Although technically advantageous, the practicalities of horse-side treatment with stem cells is challenging – and of recent evolutions, laser therapy (Figure 3) may represent the most promising and feasible option.

Anecdotally in the author’s clinic – and as reported by Pluim et al (2018) – it results in a more rapid improvement in clinical lameness and ultrasound score than previously described treatments. While this allows earlier return to work, only time and further studies will elucidate if the tendon repair is as good as its ultrasonographic appearance.

Conclusion

It may seem little progress has been made in tendon treatments over the past few decades, but this reflects the complexity of the problem, which is not restricted to veterinary medicine.

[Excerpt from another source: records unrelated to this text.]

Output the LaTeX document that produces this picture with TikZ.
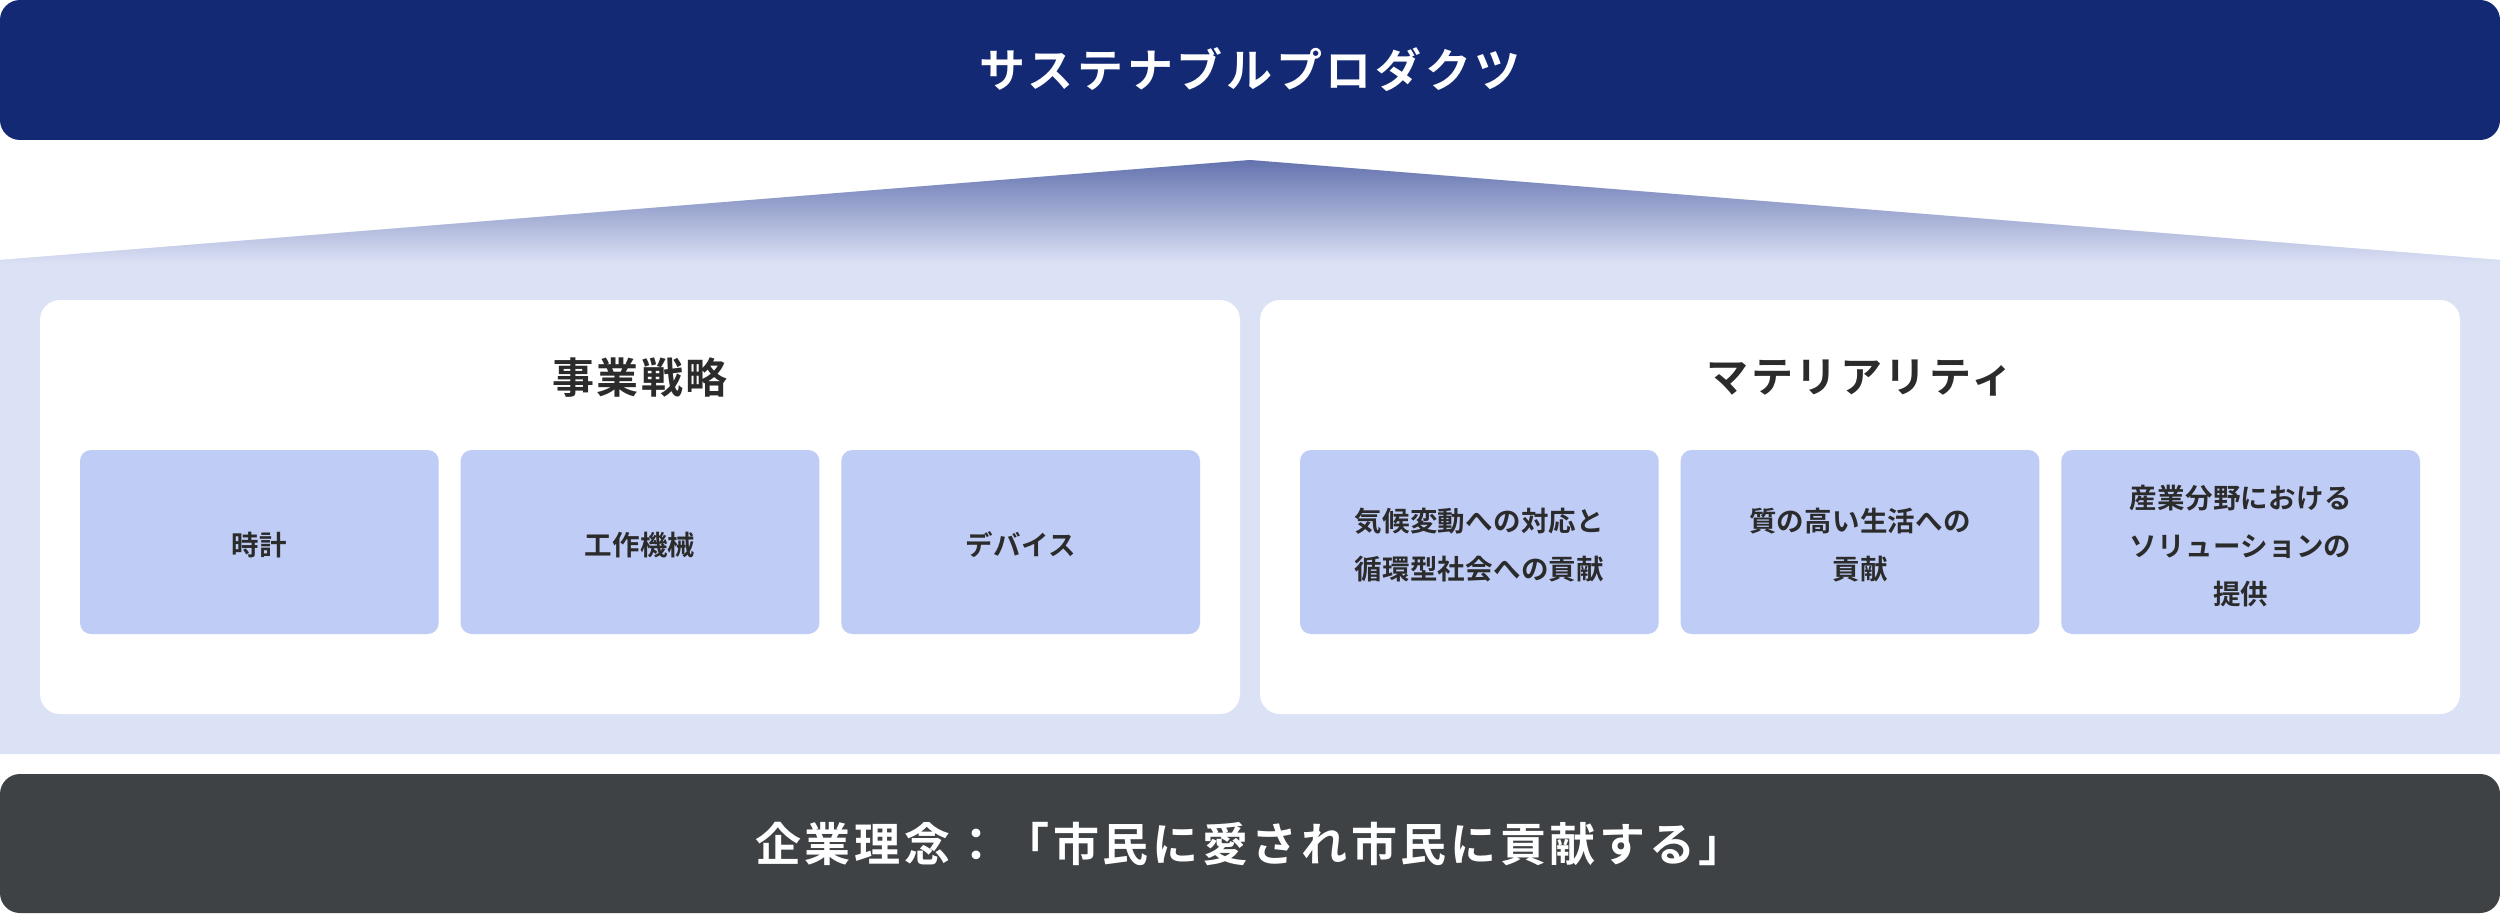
\documentclass[tikz,border=0pt]{standalone}
\usepackage{fontspec}
\setmainfont{Noto Sans CJK JP}[BoldFont={Noto Sans CJK JP Bold}]
\newfontfamily\titlefont{Noto Sans CJK JP Bold}[LetterSpace=8]
\newfontfamily\headfont{Noto Sans CJK JP Bold}[LetterSpace=6]
\newfontfamily\cellfont{Noto Sans CJK JP Bold}[LetterSpace=1]
\definecolor{navy}{RGB}{19,41,116}
\definecolor{band}{RGB}{220,226,245}
\definecolor{roofdark}{RGB}{100,115,175}
\definecolor{roofmid}{RGB}{160,171,211}
\definecolor{cellc}{RGB}{191,204,246}
\definecolor{darkbar}{RGB}{62,66,69}
\definecolor{txt}{RGB}{43,43,43}
\tikzset{
  bar/.style={rounded corners=20pt, inner sep=0pt, minimum width=2500pt, minimum height=140pt, text=white,
    font=\titlefont\fontsize{46}{46}\selectfont},
  panel/.style={fill=white, rounded corners=20pt, inner sep=0pt, minimum width=1200pt, minimum height=414pt},
  headtxt/.style={text=txt, inner sep=0pt, font=\headfont\fontsize{42}{42}\selectfont},
  cell/.style={fill=cellc, rounded corners=11pt, inner sep=0pt, minimum width=358.7pt, minimum height=184pt},
  celltxt/.style={text=txt, align=center, inner sep=0pt, font=\cellfont\fontsize{27.5}{48}\selectfont}
}
\begin{document}
\begin{tikzpicture}[x=1pt,y=-1pt]
\useasboundingbox (0,0) rectangle (2500,915);
\fill[white] (0,0) rectangle (2500,915);
% band with roof
\fill[band] (0,754) -- (0,260) -- (1250,160) -- (2500,260) -- (2500,754) -- cycle;
\begin{scope}
  \clip (0,280) -- (0,260) -- (1250,160) -- (2500,260) -- (2500,280) -- cycle;
  \shade[top color=roofdark, middle color=roofmid, bottom color=band] (0,160) rectangle (2500,264);
\end{scope}
% top and bottom bars
\node[bar, fill=navy] (top) at (1250,70) {サステナブルプロダクツ};
\node[bar, fill=darkbar, minimum height=139pt] (base) at (1250,843.5) {企業理念：「市民に愛され市民に貢献する」};
% panels
\node[panel] (lp) at (640,507) {};
\node[panel] (rp) at (1860,507) {};
\node[headtxt] (lh) at (640,378) {事業戦略};
\node[headtxt] (rh) at (1860,378) {マテリアリティ};
% cells
\node[cell] (c1) at (259.35,542) {};
\node[cell] (c2) at (640,542) {};
\node[cell] (c3) at (1020.65,542) {};
\node[cell] (c4) at (1479.35,542) {};
\node[cell] (c5) at (1860,542) {};
\node[cell] (c6) at (2240.65,542) {};
\node[celltxt] (t1) at ([yshift=-3pt]c1.center) {時計};
\node[celltxt] (t2) at ([yshift=-3pt]c2.center) {工作機械};
\node[celltxt] (t3) at ([yshift=-3pt]c3.center) {デバイス};
\node[celltxt] (t4) at ([yshift=-3pt]c4.center) {気候変動への対応と\\循環型社会への貢献};
\node[celltxt] (t5) at ([yshift=-3pt]c5.center) {質の高い生活への\\貢献};
\node[celltxt] (t6) at ([yshift=-4pt]c6.center) {産業分野における\\ソリューションの\\提供};
\end{tikzpicture}
\end{document}
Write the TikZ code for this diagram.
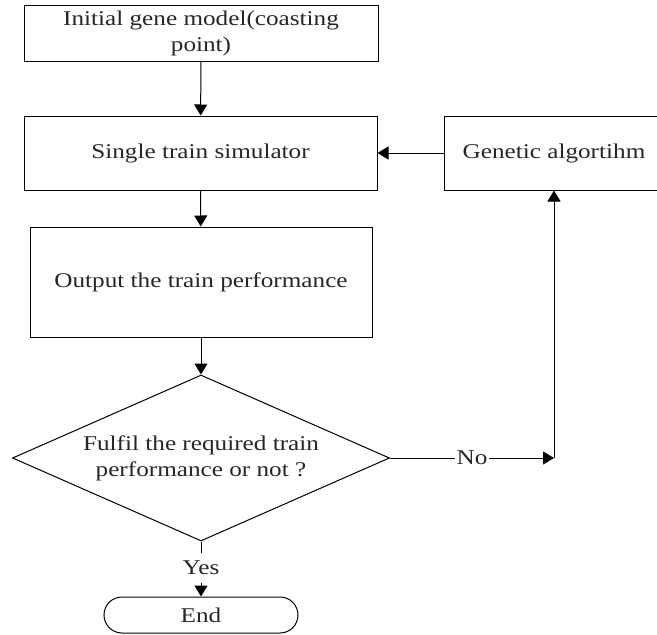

Interestingly, the human Achilles tendon is functionally analogous (Durgam et al, 2016) to the SDFT in horses, and equine SDFT lesions are a well-accepted model of human exercise-induced Achilles tendon injury (Patterson-Kane and Rich, 2014). With the SDFT being the “most completely understood tendon injury in any species” (Patterson-Kane and Rich, 2014), we should not feel disheartened at progress as, for once, veterinary treatments are leading the way and shaping human protocols.

Intralesional injection of PRP or bone marrow-derived MSCs – with or without laser therapy – represent the best treatment options available; however, with re-injury rates remaining high, a need exists to better understand the cellular mechanisms of tendon injury, which could lead to a more effective treatment in the future.

• Some drugs listed are used under the cascade.